Ireland’s family farm incomes surged 87% in 2024 to just under €36,000 (A$64,356), according to Teagasc’s National Farm Survey — a dramatic rebound after a bruising 2023.
But the Irish Cattle and Sheep Farmers’ Association (ICSA) urges caution.
President Sean McNamara welcomed the recovery but warned that headline figures obscure the harsh realities of many rural families.
“A big increase [in] very little is still very little,” he said, pointing to average incomes of just €13,500 for suckler farmers, €18,000 for beef producers, and €28,000 for sheep farmers.
McNamara stressed that these figures remain far below the national average and fail to reflect financial strain in recent years.

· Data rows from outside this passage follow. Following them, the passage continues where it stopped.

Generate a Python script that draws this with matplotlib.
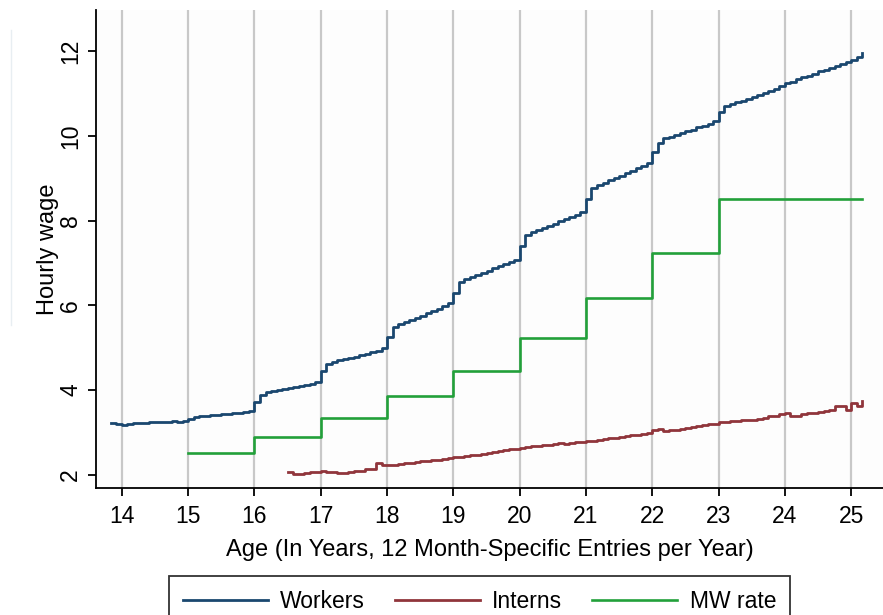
import numpy as np
import matplotlib
matplotlib.use("Agg")
import matplotlib.pyplot as plt
from matplotlib.lines import Line2D

plt.rcParams['font.family'] = ['Liberation Sans', 'DejaVu Sans']

# ---- data (monthly entries) ----
workers_start = 13 + 10/12
workers = [
    # age 13 (months 10-11)
    3.22, 3.19,
    # age 14
    3.18, 3.20, 3.22, 3.22, 3.23, 3.24, 3.24, 3.25, 3.24, 3.28, 3.25, 3.26,
    # age 15
    3.33, 3.37, 3.39, 3.40, 3.41, 3.42, 3.43, 3.44, 3.46, 3.47, 3.48, 3.50,
    # age 16
    3.73, 3.89, 3.95, 3.98, 4.01, 4.03, 4.06, 4.08, 4.10, 4.12, 4.14, 4.18,
    # age 17
    4.44, 4.62, 4.66, 4.70, 4.73, 4.76, 4.79, 4.82, 4.86, 4.89, 4.92, 4.99,
    # age 18
    5.26, 5.49, 5.56, 5.61, 5.66, 5.71, 5.76, 5.81, 5.87, 5.92, 5.98, 6.05,
    # age 19
    6.30, 6.54, 6.62, 6.67, 6.72, 6.77, 6.82, 6.87, 6.92, 6.97, 7.02, 7.08,
    # age 20
    7.40, 7.66, 7.73, 7.78, 7.83, 7.88, 7.93, 7.99, 8.04, 8.09, 8.14, 8.21,
    # age 21
    8.51, 8.76, 8.84, 8.89, 8.95, 9.01, 9.06, 9.12, 9.18, 9.23, 9.29, 9.37,
    # age 22
    9.63, 9.82, 9.94, 9.98, 10.03, 10.07, 10.11, 10.15, 10.20, 10.24, 10.28, 10.34,
    # age 23
    10.57, 10.70, 10.75, 10.79, 10.83, 10.87, 10.92, 10.96, 11.01, 11.05, 11.10, 11.17,
    # age 24
    11.24, 11.28, 11.33, 11.38, 11.42, 11.47, 11.52, 11.56, 11.61, 11.66, 11.70, 11.75,
    # age 25 (months 0-2)
    11.80, 11.87, 11.96,
]

interns_start = 16 + 6/12
interns = [
    # age 16 (months 6-11)
    2.07, 2.03, 2.02, 2.05, 2.07, 2.07,
    # age 17
    2.08, 2.07, 2.06, 2.05, 2.05, 2.06, 2.08, 2.10, 2.13, 2.14, 2.28, 2.24,
    # age 18
    2.23, 2.23, 2.25, 2.27, 2.29, 2.30, 2.32, 2.33, 2.35, 2.36, 2.37, 2.39,
    # age 19
    2.42, 2.43, 2.45, 2.46, 2.48, 2.50, 2.52, 2.54, 2.56, 2.58, 2.60, 2.62,
    # age 20
    2.64, 2.65, 2.67, 2.68, 2.70, 2.71, 2.72, 2.75, 2.73, 2.76, 2.77, 2.78,
    # age 21
    2.80, 2.81, 2.83, 2.85, 2.87, 2.88, 2.90, 2.92, 2.93, 2.95, 2.97, 2.99,
    # age 22
    3.06, 3.08, 3.03, 3.07, 3.06, 3.09, 3.11, 3.13, 3.15, 3.17, 3.19, 3.21,
    # age 23
    3.24, 3.25, 3.27, 3.28, 3.29, 3.30, 3.30, 3.32, 3.35, 3.38, 3.40, 3.43,
    # age 24
    3.45, 3.40, 3.40, 3.43, 3.45, 3.47, 3.48, 3.50, 3.53, 3.63, 3.63, 3.53,
    # age 25 (months 0-2)
    3.69, 3.62, 3.75,
]

mw_age = [15, 16, 17, 18, 19, 20, 21, 22, 23, 25 + 2/12]
mw_rate = [2.52, 2.90, 3.34, 3.86, 4.44, 5.22, 6.17, 7.23, 8.51, 8.51]

x_ticks = list(range(14, 26))
y_ticks = [2, 4, 6, 8, 10, 12]

workers_age = workers_start + np.arange(len(workers)) / 12
interns_age = interns_start + np.arange(len(interns)) / 12

# ---- figure ----
W, H = 883, 615
fig = plt.figure(figsize=(W / 100, H / 100), dpi=100)
fig.patch.set_facecolor('white')
ax = fig.add_axes([96 / W, 1 - 488 / H, 1 - 96 / W, (488 - 10) / H])
ax.set_facecolor('#fdfdfd')

navy = '#1a476f'
maroon = '#90353b'
green = '#22a03a'

for xv in x_ticks:
    ax.axvline(xv, color='#c8c8c8', lw=1.6, zorder=0)

ax.plot(workers_age, workers, drawstyle='steps-post', color=navy, lw=2.0, label='Workers')
ax.plot(interns_age, interns, drawstyle='steps-post', color=maroon, lw=2.0, label='Interns')
ax.plot(mw_age, mw_rate, drawstyle='steps-post', color=green, lw=1.9, label='MW rate')

ax.set_xlim(13.61, 25.48)
ax.set_ylim(1.69, 12.97)
ax.set_xticks(x_ticks)
ax.set_yticks(y_ticks)
ax.set_yticklabels([str(v) for v in y_ticks], rotation=90, va='center')

for s in ['top', 'right']:
    ax.spines[s].set_visible(False)
for s in ['left', 'bottom']:
    ax.spines[s].set_linewidth(1.3)
    ax.spines[s].set_color('black')

ax.tick_params(axis='both', direction='out', length=6, width=1.3, labelsize=16.5, colors='black')
ax.tick_params(axis='x', pad=6)
ax.tick_params(axis='y', pad=4)

ax.set_xlabel('Age (In Years, 12 Month-Specific Entries per Year)', fontsize=17, labelpad=8)
ax.set_ylabel('Hourly wage', fontsize=17, labelpad=0)

leg = fig.legend(loc='upper center', bbox_to_anchor=(479.5 / W, 1 - 576 / H), ncol=3,
                 fontsize=16.5, frameon=True, fancybox=False, handlelength=3.7,
                 handletextpad=0.55, columnspacing=1.3, borderpad=0.62,
                 borderaxespad=0.0)
leg.get_frame().set_edgecolor('black')
leg.get_frame().set_linewidth(1.3)

# faint outer graph-region edge on the left
fig.add_artist(Line2D([11 / W, 11 / W], [1 - 325 / H, 1 - 30 / H], color='#e8eef2', lw=1.0))

fig.savefig('out.png', dpi=100)
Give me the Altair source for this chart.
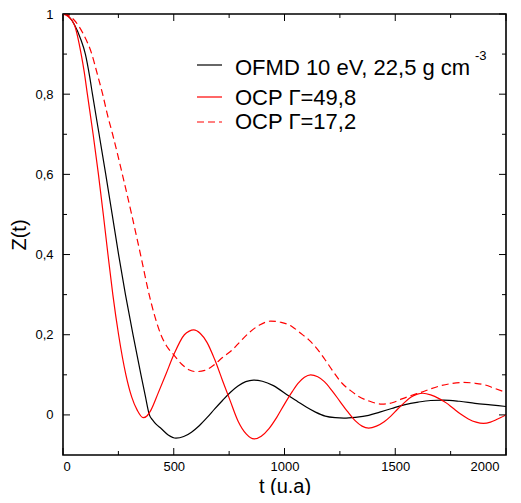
import altair as alt
import pandas as pd

# ---- data ----
t_ofmd = [0, 15, 50, 80, 101, 120, 133, 163, 193, 222, 251, 282, 316, 352, 372, 390, 405, 420,
          443, 475, 510, 545, 580, 615, 650, 685, 720, 755, 790, 825, 860, 900, 950, 1020, 1060,
          1100, 1140, 1184, 1230, 1268, 1320, 1380, 1430, 1484, 1540, 1604, 1660, 1718, 1790,
          1860, 1930, 2000]
z_ofmd = [1.0, 0.998, 0.975, 0.937, 0.9, 0.845, 0.8, 0.7, 0.6, 0.5, 0.4, 0.3, 0.2, 0.1, 0.046,
          0.0, -0.013, -0.023, -0.034, -0.050, -0.058, -0.054, -0.043, -0.027, -0.007, 0.015,
          0.036, 0.056, 0.072, 0.083, 0.087, 0.084, 0.073, 0.047, 0.033, 0.019, 0.007, -0.003,
          -0.007, -0.008, -0.006, -0.001, 0.007, 0.016, 0.025, 0.032, 0.036, 0.037, 0.034,
          0.029, 0.025, 0.021]

t_g498 = [0, 20, 52, 82, 96, 110, 136, 160, 182, 203, 225, 251, 284, 310, 335, 362, 380, 397,
          430, 465, 500, 548, 570, 590, 620, 650, 685, 720, 755, 790, 828, 863, 895, 930, 965,
          1000, 1035, 1060, 1090, 1118, 1150, 1180, 1215, 1250, 1285, 1320, 1350, 1380, 1415,
          1450, 1480, 1510, 1540, 1570, 1600, 1625, 1660, 1700, 1730, 1760, 1795, 1830, 1865,
          1898, 1930, 1960, 2000]
z_g498 = [1.0, 0.995, 0.972, 0.9, 0.855, 0.8, 0.7, 0.6, 0.5, 0.4, 0.3, 0.2, 0.1, 0.045, 0.012,
          -0.007, -0.002, 0.012, 0.055, 0.102, 0.15, 0.2, 0.209, 0.212, 0.203, 0.181, 0.138,
          0.086, 0.035, -0.015, -0.048, -0.06, -0.053, -0.034, -0.006, 0.027, 0.058, 0.078,
          0.094, 0.1, 0.095, 0.083, 0.06, 0.034, 0.008, -0.015, -0.028, -0.033, -0.028, -0.017,
          -0.003, 0.014, 0.03, 0.044, 0.052, 0.054, 0.05, 0.04, 0.03, 0.017, 0.002, -0.01,
          -0.018, -0.021, -0.018, -0.011, 0.0]

t_g172 = [0, 20, 50, 90, 130, 155, 179, 200, 224, 268, 310, 350, 389, 415, 442, 470, 500, 535,
          571, 600, 640, 680, 720, 764, 800, 840, 890, 938, 985, 1035, 1070, 1110, 1150, 1184,
          1220, 1260, 1300, 1335, 1380, 1440, 1490, 1530, 1575, 1620, 1660, 1700, 1750, 1808,
          1860, 1904, 1950, 2000]
z_g172 = [1.0, 0.998, 0.985, 0.952, 0.9, 0.85, 0.8, 0.75, 0.7, 0.6, 0.5, 0.4, 0.3, 0.245, 0.2,
          0.17, 0.15, 0.127, 0.112, 0.108, 0.111, 0.124, 0.143, 0.162, 0.183, 0.205, 0.225,
          0.234, 0.231, 0.22, 0.205, 0.187, 0.163, 0.137, 0.108, 0.079, 0.06, 0.046, 0.035,
          0.027, 0.031, 0.04, 0.049, 0.057, 0.065, 0.072, 0.078, 0.081, 0.079, 0.075, 0.066,
          0.056]

x_major = [0, 500, 1000, 1500, 2000]
x_minor = [250, 750, 1250, 1750]
y_major = [0, 0.2, 0.4, 0.6, 0.8, 1.0]
y_minor = [0.1, 0.3, 0.5, 0.7, 0.9]

legend_labels = ["OFMD 10 eV, 22,5 g cm", "OCP \u0393=49,8", "OCP \u0393=17,2"]

W, H = 443, 441
FONT = "Liberation Sans"

xs = alt.Scale(domain=[0, 2000], nice=False, zero=False)
ys = alt.Scale(domain=[-0.1, 1.0], nice=False, zero=False)

x_axis = alt.Axis(values=x_major, format="d", ticks=False, domain=False, grid=False,
                  labelFontSize=13, labelFont=FONT, labelColor="black", labelPadding=5,
                  labelOffset={"condition": {"test": "datum.value == 2000", "value": -7},
                               "value": 0},
                  title="t (u.a)", titleFont=FONT, titleFontSize=20,
                  titleFontWeight="normal", titleColor="black", titlePadding=3)
y_axis = alt.Axis(values=y_major, ticks=False, domain=False, grid=False, labelFontSize=13,
                  labelFont=FONT, labelColor="black", labelPadding=10, title="Z(t)",
                  titleFont=FONT, titleFontSize=20, titleFontWeight="normal",
                  titleColor="black", titlePadding=5,
                  labelExpr="replace(format(datum.value, '.1~f'), '.', ',')")


def line(ts, zs, color, dash=None):
    df = pd.DataFrame({"t": ts, "z": zs})
    kw = dict(color=color, strokeWidth=1.2, interpolate="monotone", clip=True)
    if dash:
        kw["strokeDash"] = dash
    return alt.Chart(df).mark_line(**kw).encode(
        x=alt.X("t:Q", scale=xs, axis=x_axis),
        y=alt.Y("z:Q", scale=ys, axis=y_axis),
    )


def xticks(vals, length):
    df = pd.DataFrame({"t": vals})
    base = alt.Chart(df).mark_rule(color="black", strokeWidth=1)
    bottom = base.encode(x=alt.X("t:Q", scale=xs, axis=x_axis), y=alt.value(H), y2=alt.value(H - length))
    top = base.encode(x=alt.X("t:Q", scale=xs, axis=x_axis), y=alt.value(0), y2=alt.value(length))
    return bottom + top


def yticks(vals, length):
    df = pd.DataFrame({"z": vals})
    base = alt.Chart(df).mark_rule(color="black", strokeWidth=1)
    left = base.encode(y=alt.Y("z:Q", scale=ys, axis=y_axis), x=alt.value(0), x2=alt.value(length))
    right = base.encode(y=alt.Y("z:Q", scale=ys, axis=y_axis), x=alt.value(W), x2=alt.value(W - length))
    return left + right


def leg_line(y, color, dash=None):
    kw = dict(color=color, strokeWidth=1.2)
    if dash:
        kw["strokeDash"] = dash
    return alt.Chart(pd.DataFrame({"a": [0]})).mark_rule(**kw).encode(
        x=alt.value(134), x2=alt.value(159), y=alt.value(y))


def leg_text(txt, x, y, size):
    return alt.Chart(pd.DataFrame({"a": [0]})).mark_text(
        align="left", baseline="middle", font=FONT, fontSize=size, color="black"
    ).encode(x=alt.value(x), y=alt.value(y), text=alt.value(txt))


chart = alt.layer(
    line(t_ofmd, z_ofmd, "black"),
    line(t_g498, z_g498, "#ff0000"),
    line(t_g172, z_g172, "#ff0000", [7, 4]),
    xticks(x_major, 7), xticks(x_minor, 4),
    yticks(y_major, 7), yticks(y_minor, 4),
    leg_line(51, "black"), leg_line(83, "#ff0000"), leg_line(108, "#ff0000", [7, 4]),
    leg_text(legend_labels[0], 172, 54, 22),
    leg_text("-3", 412, 42, 13),
    leg_text(legend_labels[1], 172, 84, 22),
    leg_text(legend_labels[2], 172, 108, 22),
).resolve_axis(x="shared", y="shared").properties(
    width=W, height=H,
    autosize=alt.AutoSizeParams(type="none"),
    padding={"left": 55, "top": 6, "right": 7, "bottom": 40},
    background="white",
).configure_view(stroke="black", strokeWidth=1.6)

chart.save("out.html", embed_options={"renderer": "svg", "actions": False})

“You can’t live on percentages,” he said, highlighting that only 42% of farms were deemed economically viable in 2024 despite the rebound.
The ICSA fears that the fragile recovery may not be enough to retain younger generations in farming, especially after years of rock-bottom earnings that forced many out of the sector.
The association is calling for sustained policy support to ensure that income gains are not just temporary spikes but part of a long-term path to viability.
For global investors, the message is twofold: Ireland’s agri-sector is showing signs of resilience, but structural vulnerabilities persist.
While improved output prices and easing input costs have lifted the tide, the disparity between farm types and the heavy reliance on subsidies — particularly beef and sheep — underscore the sector’s exposure to policy shifts and market volatility.